Trompera bien qui trompera le dernier

Par Suzanne Balharry

Une critique du spectacle :
Monsieur chasse ! / de G. Feydeau / mise en scène Robert Sandoz / Théâtre du Jorat à Mézières / du 3 au 6 octobre 2013

Trompera bien 1
© M. Vanappelghem

Les canapés roulent à travers la scène, les portes claquent et le mur se décompose en une cascade de fenêtres. Madame découvre l’adultère de son mari avec une rage explosive. Dans sa transposition du vaudeville de Feydeau aux années cinquante, Robert Sandoz l’accompagne par un décor surprenant et des jeux de lumière dramatiques. A l’abri dans le public, on en redemande.

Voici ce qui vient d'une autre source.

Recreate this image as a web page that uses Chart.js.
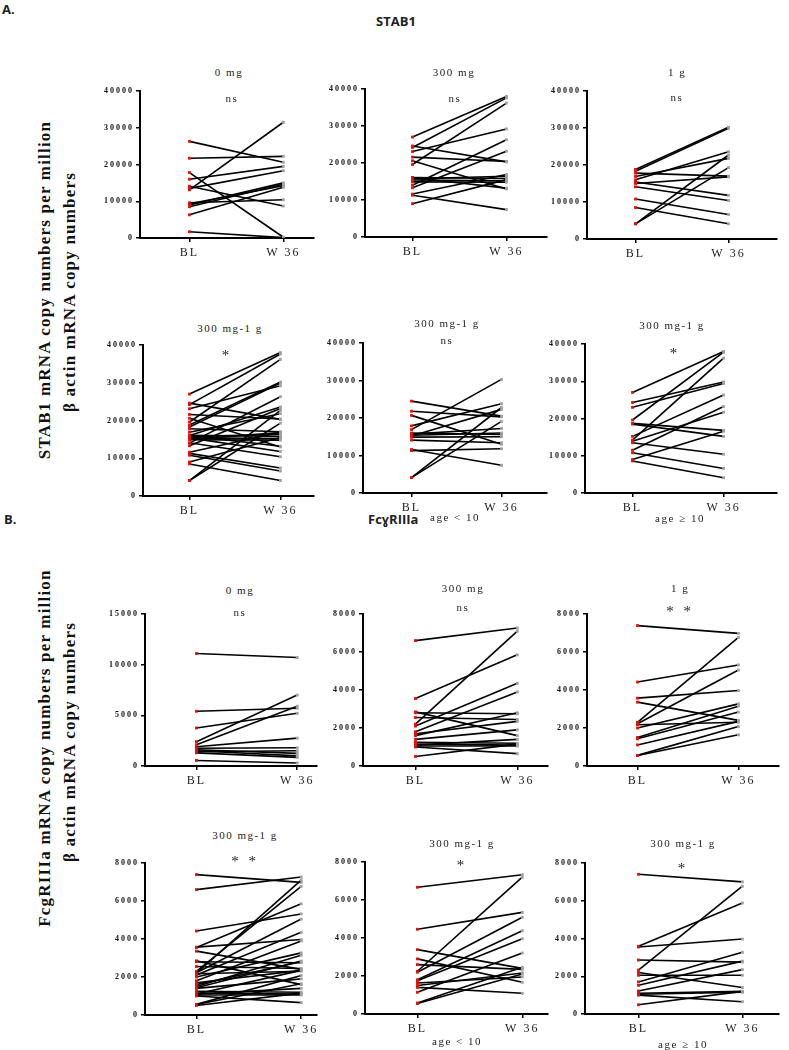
<!DOCTYPE html>
<html>
<head>
<meta charset="utf-8">
<script src="https://cdn.jsdelivr.net/npm/chart.js@4.4.0/dist/chart.umd.min.js"></script>
<style>
body { margin: 0; background: #fff; width: 789px; height: 1050px; position: relative; overflow: hidden; font-family: "Liberation Serif", serif; color: #222; }
canvas { position: absolute; }
.t { position: absolute; transform: translate(-50%, -50%); white-space: nowrap; font-size: 11px; letter-spacing: 1.5px; }
.star { font-size: 15px; letter-spacing: 3px; }
.head { position: absolute; font-family: "Open Sans", sans-serif; font-weight: bold; font-size: 13px; }
.ytitle { position: absolute; transform: translate(-50%, -50%) rotate(-90deg); white-space: nowrap; font-weight: bold; font-size: 17px; letter-spacing: 1.2px; color: #111; }
</style>
</head>
<body>
<div class="head" style="left:2px;top:0px;">A.</div>
<div class="head" style="left:376px;top:12px;">STAB1</div>
<div class="head" style="left:4px;top:510px;">B.</div>
<div class="head" style="left:368px;top:510px;">FcɣRIIIa</div>

<div class="ytitle" style="left:45px;top:290px;">STAB1 mRNA copy numbers per million</div>
<div class="ytitle" style="left:70px;top:292px;">β actin mRNA copy numbers</div>
<div class="ytitle" style="left:45px;top:748px;">FcgRIIIa mRNA copy numbers per million</div>
<div class="ytitle" style="left:70px;top:742px;">β actin mRNA copy numbers</div>

<script>
const timepoints = ['BL', 'W 36'];

// STAB1
const stab0mgBL = [26300, 21700, 17800, 16000, 14100, 13500, 13100, 9600, 9300, 9000, 8500, 6300, 1700];
const stab0mgW36 = [20600, 22200, 200, 19500, 8700, 18300, 31500, 10400, 14200, 15000, 14600, 13800, 100];
const stab300BL = [27000, 24600, 24200, 23100, 21600, 20600, 19600, 16100, 16000, 15700, 15400, 14900, 14000, 13300, 11600, 11300, 9000];
const stab300W36 = [38000, 20300, 37600, 29200, 20400, 13000, 36200, 15800, 13200, 16400, 15200, 14800, 26300, 23200, 16900, 7400, 15500];
const stab1gBL = [18800, 18300, 17800, 16900, 16000, 15400, 15000, 14100, 10800, 8500, 4100, 4100];
const stab1gW36 = [30200, 29900, 17000, 21800, 23600, 11800, 16800, 10400, 6600, 4100, 22700, 19300];
const stabYoungBL = [24500, 21800, 20700, 17900, 16900, 16000, 15700, 15400, 15200, 14900, 14100, 11600, 11300, 4100, 4100];
const stabYoungW36 = [20500, 20300, 13000, 23800, 30300, 15600, 17200, 16000, 22300, 15000, 13400, 7400, 11800, 22800, 19100];
const stabOldBL = [27000, 24300, 23000, 19600, 18700, 18500, 15200, 14200, 13900, 13500, 11500, 10800, 9000, 8600];
const stabOldW36 = [38000, 29800, 29400, 37800, 16800, 15200, 26300, 36200, 21700, 10400, 23200, 6600, 16600, 4100];

// FcgRIIIa
const fcg0mgBL = [11100, 5400, 3750, 2400, 2100, 1900, 1750, 1600, 1500, 1400, 1300, 550];
const fcg0mgW36 = [10700, 5700, 5200, 7000, 5900, 2750, 1800, 1250, 1000, 1500, 850, 300];
const fcg300BL = [6600, 3550, 2850, 2800, 2550, 2200, 2100, 1800, 1700, 1600, 1400, 1250, 1150, 1100, 1050, 1000, 500];
const fcg300W36 = [7260, 5850, 1600, 2750, 2450, 7100, 4350, 3900, 2350, 2800, 1900, 1200, 1100, 1400, 1050, 650, 1150];
const fcg1gBL = [7390, 4420, 3570, 3360, 2300, 2220, 2170, 2000, 1500, 1430, 1110, 560, 550];
const fcg1gW36 = [6980, 5320, 3970, 2400, 6770, 5050, 2300, 3270, 3150, 2840, 2350, 2080, 1640];
const fcgYoungBL = [6670, 4460, 3390, 2900, 2600, 2250, 2200, 1800, 1750, 1630, 1500, 1400, 1140, 580, 550];
const fcgYoungW36 = [7330, 5350, 2400, 1670, 2350, 7200, 5090, 4380, 3960, 1950, 2160, 1090, 3210, 2460, 2100];
const fcgOldBL = [7400, 3590, 3550, 2860, 2330, 2200, 2050, 1700, 1520, 1220, 1100, 1050, 1000, 490];
const fcgOldW36 = [7000, 5880, 3970, 2750, 6770, 1400, 2050, 3270, 2800, 2350, 1200, 1150, 650, 1200];

Chart.register({
  id: 'spacing',
  beforeDraw(chart) { chart.ctx.letterSpacing = '2px'; }
});

function label(text, x, y, cls) {
  const d = document.createElement('div');
  d.className = 't' + (cls ? ' ' + cls : '');
  d.style.left = x + 'px';
  d.style.top = y + 'px';
  d.textContent = text;
  document.body.appendChild(d);
}

// axisX: y axis line, right: end of x axis, top/zero: pixel rows of max and 0, blx/wx: pixel columns of BL and W 36
function panel(p) {
  const W = 60, H = 28, padTop = 8, padRight = 2;
  const c = document.createElement('canvas');
  const left = p.axisX - W;
  const top = p.top - padTop;
  const width = p.right - left + padRight;
  const height = (p.zero - p.top) + padTop + H;
  c.width = width; c.height = height;
  c.style.left = left + 'px'; c.style.top = top + 'px';
  c.style.width = width + 'px'; c.style.height = height + 'px';
  document.body.appendChild(c);

  const ppu = p.wx - p.blx;
  const xmin = -(p.blx - p.axisX) / ppu;
  const xmax = 1 + (p.right - p.wx) / ppu;

  const datasets = p.bl.map((v, i) => ({
    data: [{ x: 0, y: v }, { x: 1, y: p.w36[i] }],
    borderColor: '#000',
    borderWidth: 1.6,
    pointStyle: 'rect',
    pointRadius: 2,
    pointBorderWidth: 0,
    pointBackgroundColor: ['#e3120b', '#a0a0a0'],
    pointBorderColor: ['#e3120b', '#a0a0a0']
  }));

  new Chart(c, {
    type: 'line',
    data: { datasets },
    options: {
      responsive: false,
      animation: false,
      layout: { padding: { top: padTop, right: padRight, left: 0, bottom: 0 } },
      plugins: { legend: { display: false }, tooltip: { enabled: false } },
      scales: {
        x: {
          type: 'linear', min: xmin, max: xmax,
          afterBuildTicks: s => { s.ticks = [{ value: 0 }, { value: 1 }]; },
          afterFit: s => { s.height = H; },
          ticks: {
            callback: v => timepoints[v],
            color: '#222', padding: 4,
            font: { family: 'Liberation Serif', size: 12 }
          },
          grid: { drawOnChartArea: false, tickLength: 4, color: '#000', lineWidth: 1.5 },
          border: { color: '#000', width: 2 }
        },
        y: {
          min: 0, max: p.max,
          afterFit: s => { s.width = W; },
          ticks: {
            stepSize: p.step, color: '#111', padding: 2,
            callback: v => String(v),
            font: { family: 'Liberation Serif', size: 8, weight: 'bold' }
          },
          grid: { drawOnChartArea: false, tickLength: 4, color: '#000', lineWidth: 1.5 },
          border: { color: '#000', width: 2 }
        }
      }
    }
  });
}

// STAB1 row 1
panel({ bl: stab0mgBL, w36: stab0mgW36, max: 40000, step: 10000, axisX: 140, right: 316, top: 91, zero: 238, blx: 190, wx: 285 });
panel({ bl: stab300BL, w36: stab300W36, max: 40000, step: 10000, axisX: 365, right: 549, top: 89, zero: 237, blx: 413, wx: 508 });
panel({ bl: stab1gBL, w36: stab1gW36, max: 40000, step: 10000, axisX: 587, right: 779, top: 91, zero: 239, blx: 636, wx: 730 });
label('0 mg', 229, 72); label('300 mg', 454, 72); label('1 g', 677, 72);
label('ns', 232, 98); label('ns', 455, 98); label('ns', 677, 97);

// STAB1 row 2
panel({ bl: stab300BL.concat(stab1gBL), w36: stab300W36.concat(stab1gW36), max: 40000, step: 10000, axisX: 143, right: 316, top: 345, zero: 496, blx: 190, wx: 282 });
panel({ bl: stabYoungBL, w36: stabYoungW36, max: 40000, step: 10000, axisX: 363, right: 549, top: 343, zero: 493, blx: 412, wx: 503 });
panel({ bl: stabOldBL, w36: stabOldW36, max: 40000, step: 10000, axisX: 585, right: 779, top: 344, zero: 493, blx: 633, wx: 725 });
label('300 mg-1 g', 230, 328); label('300 mg-1 g', 447, 323); label('300 mg-1 g', 672, 325);
label('*', 227, 355, 'star'); label('ns', 447, 340); label('*', 675, 353, 'star');
label('age < 10', 455, 517); label('age ≥ 10', 680, 518);

// FcgRIIIa row 1
panel({ bl: fcg0mgBL, w36: fcg0mgW36, max: 15000, step: 5000, axisX: 145, right: 319, top: 614, zero: 766, blx: 197, wx: 299 });
panel({ bl: fcg300BL, w36: fcg300W36, max: 8000, step: 2000, axisX: 363, right: 550, top: 614, zero: 766, blx: 416, wx: 519 });
panel({ bl: fcg1gBL, w36: fcg1gW36, max: 8000, step: 2000, axisX: 587, right: 781, top: 614, zero: 766, blx: 638, wx: 740 });
label('0 mg', 240, 590); label('300 mg', 463, 588); label('1 g', 680, 588);
label('ns', 240, 612); label('ns', 463, 607); label('* *', 680, 611, 'star');

// FcgRIIIa row 2
panel({ bl: fcg300BL.concat(fcg1gBL), w36: fcg300W36.concat(fcg1gW36), max: 8000, step: 2000, axisX: 145, right: 319, top: 863, zero: 1015, blx: 197, wx: 303 });
panel({ bl: fcgYoungBL, w36: fcgYoungW36, max: 8000, step: 2000, axisX: 365, right: 550, top: 862, zero: 1014, blx: 418, wx: 524 });
panel({ bl: fcgOldBL, w36: fcgOldW36, max: 8000, step: 2000, axisX: 585, right: 781, top: 863, zero: 1014, blx: 639, wx: 744 });
label('300 mg-1 g', 245, 835); label('300 mg-1 g', 462, 843); label('300 mg-1 g', 683, 843);
label('* *', 245, 861, 'star'); label('*', 462, 865, 'star'); label('*', 683, 868, 'star');
label('age < 10', 457, 1041); label('age ≥ 10', 683, 1044);
</script>
</body>
</html>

S’il surprend tout d’abord, le choix de mise en scène de cette pièce du XIXe siècle, loin de dénaturer la pièce, fait surgir tout le dynamisme des dialogues déchaînés de Monsieur Chasse !, joué ce week-end au Théâtre du Jorat de Mézières. Monsieur se voit naturellement toujours obligé de fuir l’appartement de sa maîtresse par la fenêtre, mais les éléments des années cinquante ajoutent également une liberté de mouvement à la pièce.

Les costumes, jupes et pantalons, rendent en effet facile même pour les femmes de bondir sur les lits. Sur le mur à carreaux burberrys, les trappes et les placards disparaissent et réapparaissent sans qu’on puisse tout à fait les discerner. Quant à la radio, elle permet la soudaine interruption des acteurs par un reportage sur la fidélité des animaux. La propreté carrée du motif et les meubles qui glissent sur la scène donnent une impression de confort et de sécurité que les pulsions de Monsieur et la colère de Madame détruisent pour notre plus grand plaisir.

Cette transposition souligne par ailleurs le fait que le thème de la pièce est d’actualité à toutes les époques, et si au XIXe siècle il est difficile pour une épouse de ne pas choisir sa réputation plutôt que la vengeance, la première grande mise en scène du neuchâtelois  nous montre des personnages entiers et impétueux comme cette épouse forte qui, même lorsqu’elle pardonne, n’oublie pas.

Trompera bien 2
© M. Vanappelghem

Les acteurs romands jouent les dialogues avec un naturel convaincant qui donne une crédibilité aux personnages même lorsqu’ils incarnent des stéréotypes, tels que celui du mari infidèle joué par Samuel Churin, qui s’enfonce avec entêtement dans des mensonges plus aberrants les uns que les autres. Aux côtés de la femme fidèle jouée par Laurence Iseli, on trouve aussi, dans le rôle de l’amoureux transi tentant de la séduire, l’irrésistible acteur et metteur en scène Joan Mompart, qui tenait également le rôle principal dans l’adaptation pour le théâtre qu’avait faite Robert Sandoz en février dernier de la bande dessinée Le Combat ordinaire.

Joan Mompart contribue grandement au rythme prenant du vaudeville, surtout lorsqu’il ponctue les arguments lâchés à demi-mots par des expressions faciales hilarantes et des déplacements énergiques tels que le saut qu’on découvre sur l’affiche. La pièce se déroule telle une partition, et on reste même absorbés pendant les changements de scène, où les techniciens déplacent les décors en dansant le chachacha.

Le Théâtre du Jorat se prête parfaitement à l’énergie de la pièce. A l’abri au milieu de près de sept cent personnes, nous découvrons les explosions de la scène, servies par une excellente acoustique. Monsieur Chasse ! est le dernier spectacle de la saison du théâtre d’été, et nous nous réjouissons que commence la prochaine.